Я изо всех сил старалась забыть об этих письмах и картине, вступая в супружескую жизнь. Через шесть недель после свадьбы отец Лоуренса, граф Хоудон, скоропостижно умер. Лоуренс был старшим сыном, и я, не достигнув еще и двадцати одного года, вдруг оказалась хозяйкой большого дома и громадного поместья. Мы с мужем провели короткий медовый месяц на южном побережье и наметили более длительное путешествие на следующую весну. Теперь-то, наверное, мы бы никогда в него не отправились.
Я уже говорила, что мой свекор умер скоропостижно. Он был здоровым, деятельным человеком. Но однажды вечером после обеда его нашли мертвым за рабочим столом. Удар. Само собой, мы поверили врачам. И разве была хоть какая-то причина усомниться?
Теперь я должна рассказать вам о том, что вы наверняка сочтете невозможным. Но только поначалу.
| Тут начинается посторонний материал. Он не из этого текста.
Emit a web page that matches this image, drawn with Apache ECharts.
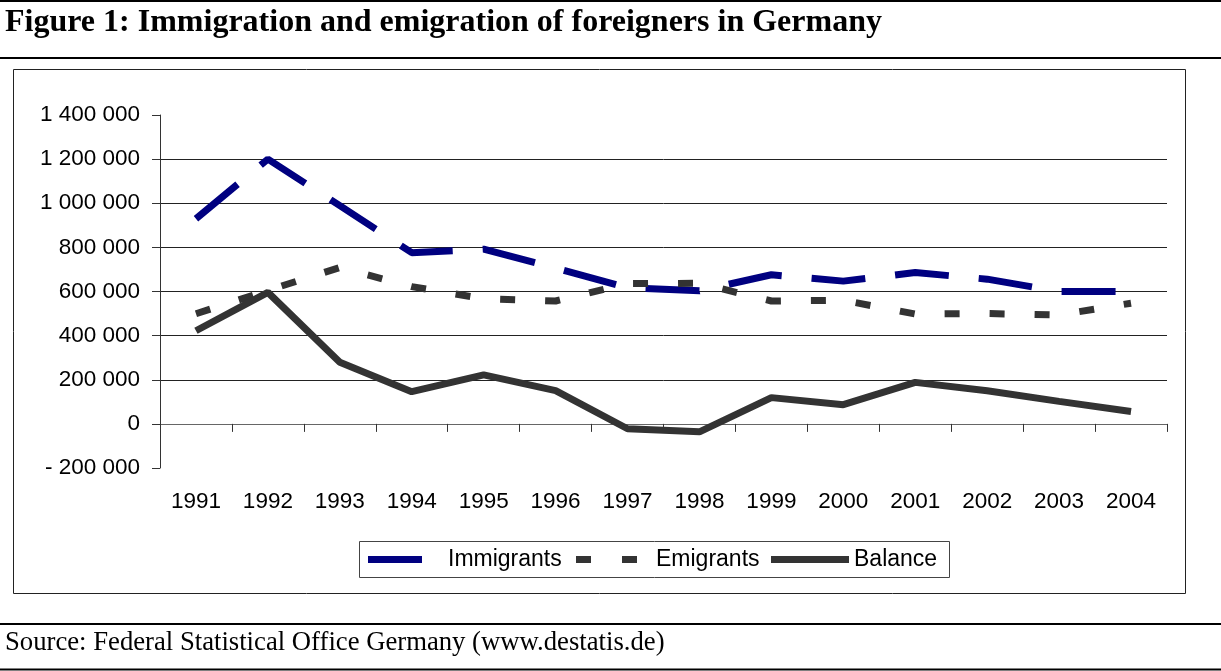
<!DOCTYPE html>
<html>
<head>
<meta charset="utf-8">
<title>Immigration and emigration of foreigners in Germany</title>
<script src="https://cdn.jsdelivr.net/npm/echarts@6/dist/echarts.min.js"></script>
<style>
  html, body { margin: 0; padding: 0; background: #ffffff; }
  #chart { width: 1221px; height: 671px; }
</style>
</head>
<body>
<div id="chart"></div>
<script>
// Annual flows of foreigners across German borders, persons per year
const years = ['1991', '1992', '1993', '1994', '1995', '1996', '1997',
               '1998', '1999', '2000', '2001', '2002', '2003', '2004'];
const immigrants = [930000, 1200000, 989000, 776000, 792000, 706000, 617000,
                    603000, 676000, 647000, 686000, 656000, 600000, 600000];
const emigrants = [499000, 605000, 709000, 622000, 567000, 557000, 636000,
                   637000, 557000, 560000, 498000, 500000, 494000, 547000];
const balance = [422000, 596000, 279000, 146000, 222000, 151000, -22000,
                 -36000, 119000, 87000, 188000, 150000, 102000, 56000];

const yMin = -200000, yMax = 1400000, yStep = 200000;

const titleText = 'Figure 1: Immigration and emigration of foreigners in Germany';
const sourceText = 'Source: Federal Statistical Office Germany (www.destatis.de)';

const SANS = '"Liberation Sans", Arial, sans-serif';
const SERIF = '"Liberation Serif", "Times New Roman", serif';
const NAVY = '#000080';
const DARK = '#333333';

// "1 400 000", "0", "- 200 000"
function fmtThousands(v) {
  if (v === 0) return '0';
  const s = String(Math.abs(v)).replace(/\B(?=(\d{3})+(?!\d))/g, ' ');
  return (v < 0 ? '- ' : '') + s;
}

const chart = echarts.init(document.getElementById('chart'), null, { renderer: 'canvas' });

// one legend per series so each key sample can have its own length
function legendFor(name, left, width, pad, icon) {
  return {
    data: [name],
    left: left,
    top: 548,
    padding: 0,
    itemWidth: width,
    itemHeight: 7,
    icon: icon,
    selectedMode: false,
    textStyle: { fontFamily: SANS, fontSize: 23, color: '#000', padding: [0, 0, 0, pad] }
  };
}

chart.setOption({
  animation: false,
  backgroundColor: '#ffffff',
  grid: { left: 160, right: 54, top: 115, bottom: 203, containLabel: false },
  legend: [
    legendFor('Immigrants', 368, 54, 21, 'rect'),
    legendFor('Emigrants', 576, 61, 14, 'path://M0,0h15v7h-15zM46,0h15v7h-15z'),
    legendFor('Balance', 771, 78, 0, 'rect')
  ],
  xAxis: [
    {
      // axis line crossing at zero, with boundary ticks
      type: 'category',
      data: years,
      boundaryGap: true,
      axisLine: { show: true, onZero: true, lineStyle: { color: '#666', width: 1 } },
      axisTick: { show: true, length: 8, inside: false, lineStyle: { color: '#333' } },
      axisLabel: { show: false },
      splitLine: { show: false }
    },
    {
      // year labels along the bottom of the plot
      type: 'category',
      data: years,
      position: 'bottom',
      boundaryGap: true,
      axisLine: { show: false, onZero: false },
      axisTick: { show: false },
      axisLabel: { show: true, margin: 22, fontFamily: SANS, fontSize: 22.5, color: '#000' },
      splitLine: { show: false }
    }
  ],
  yAxis: {
    type: 'value',
    min: yMin,
    max: yMax,
    interval: yStep,
    axisLine: { show: true, lineStyle: { color: '#333', width: 1 } },
    axisTick: { show: true, length: 8, lineStyle: { color: '#333' } },
    axisLabel: { margin: 20, fontFamily: SANS, fontSize: 22.5, color: '#000', formatter: fmtThousands },
    splitLine: { show: true, showMinLine: false, showMaxLine: false, lineStyle: { color: '#222', width: 1 } }
  },
  series: [
    {
      name: 'Immigrants',
      type: 'line',
      data: immigrants,
      symbol: 'none',
      itemStyle: { color: NAVY },
      lineStyle: { color: NAVY, width: 7, type: [54, 30], cap: 'butt' },
      z: 3
    },
    {
      name: 'Emigrants',
      type: 'line',
      data: emigrants,
      symbol: 'none',
      itemStyle: { color: DARK },
      lineStyle: { color: DARK, width: 7, type: [15, 30], cap: 'butt' },
      z: 3
    },
    {
      name: 'Balance',
      type: 'line',
      data: balance,
      symbol: 'none',
      itemStyle: { color: DARK },
      lineStyle: { color: DARK, width: 7, type: 'solid' },
      z: 4
    }
  ],
  graphic: [
    // page rules above and below the heading and the source note
    { type: 'line', shape: { x1: 0, y1: 1, x2: 1221, y2: 1 }, style: { stroke: '#000', lineWidth: 2 } },
    { type: 'line', shape: { x1: 0, y1: 58, x2: 1221, y2: 58 }, style: { stroke: '#000', lineWidth: 2 } },
    { type: 'line', shape: { x1: 0, y1: 624, x2: 1221, y2: 624 }, style: { stroke: '#000', lineWidth: 2 } },
    { type: 'line', shape: { x1: 0, y1: 669.5, x2: 1221, y2: 669.5 }, style: { stroke: '#000', lineWidth: 2 } },
    // frame around the chart
    { type: 'rect', shape: { x: 13.5, y: 69.5, width: 1172, height: 524 },
      style: { fill: null, stroke: '#222', lineWidth: 1 }, z: -1 },
    // frame around the legend
    { type: 'rect', shape: { x: 359.5, y: 541.5, width: 590, height: 36 },
      style: { fill: null, stroke: '#444', lineWidth: 1 }, z: -1 },
    { type: 'text', x: 5, y: 22.5,
      style: { text: titleText, font: 'bold 32px ' + SERIF, fill: '#000', verticalAlign: 'middle' } },
    { type: 'text', x: 5, y: 643,
      style: { text: sourceText, font: '26.7px ' + SERIF, fill: '#000', verticalAlign: 'middle' } }
  ]
});
</script>
</body>
</html>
Попрошу вас подойти вот к тому бюро в дальнем углу гостиной и взглянуть на фотографию в рамке.
* * *
Я пересек длинную, погруженную в тишину комнату, оставив графиню, крохотную, призрачную фигурку, сгорбившуюся в кресле в круге света, и ступил в темноту. На бюро стояла лампа, которую я включил. И, щелкнув выключателем, замер, затаив дыхание.
Передо мной стояла фотография в простой серебряной рамке. Мужчина средних лет, сидящий за этим самым столом вполоборота к объективу. Руки его покоились на книге записей, лежавшей сейчас передо мной. Высокий лоб, густая шевелюра, полные губы, тяжелые веки. Сильное, решительное лицо человека с характером, к тому же еще и красивое. Но самое главное, я знал его. Видел много раз.
Оно сопровождало меня по жизни.
Я оглянулся на старуху. Голова ее была откинута назад, глаза закрыты – высохшая оболочка.
Она, однако, заговорила так, что я вздрогнул:
– Вот теперь вы видите.
В горле у меня пересохло, пришлось откашляться, прежде чем ответить, но мой голос звучал как-то странно, словно чужой:
– Вижу, но едва ли что-то понимаю.
Однако я понимал. Уже тогда, разумеется, понимал. С того самого момента, как мой взгляд упал на фотографию. И все же… Что все это значит?
Я вернулся в кресло напротив графини.
– Налейте себе еще, пожалуйста.
С благодарностью выпив виски и налив себе вторую порцию, я сказал:
– Так вот, признаюсь как на духу: я ничего не понимаю. Могу лишь предполагать, что это какая-то мистификация… Картина не может соответствовать своей датировке. Значит, тут некий трюк, фальсификация? Надеюсь, вы объясните.
Говорил я фальшиво-удивленным голосом, к тому же чересчур громко, и, по мере того как слова тонули в воцарившемся между нами безмолвии, чувствовал, что веду себя глупо. Объяснять можно как угодно, а вот насмешничать тут не пристало.
Графиня холодно взглянула на меня:
– Здесь нет никакой мистификации или ошибки. Впрочем, вы знаете это.
– Я это знаю.
Молчание. Я гадал про себя, как может столь большой дом быть таким тихим. Мой опыт убеждал, что старые дома полны звуков: в них что-то шуршит и поскрипывает, слышатся тихие голоса и странные шаги, они живут своей собственной жизнью, – однако здесь царило безмолвие.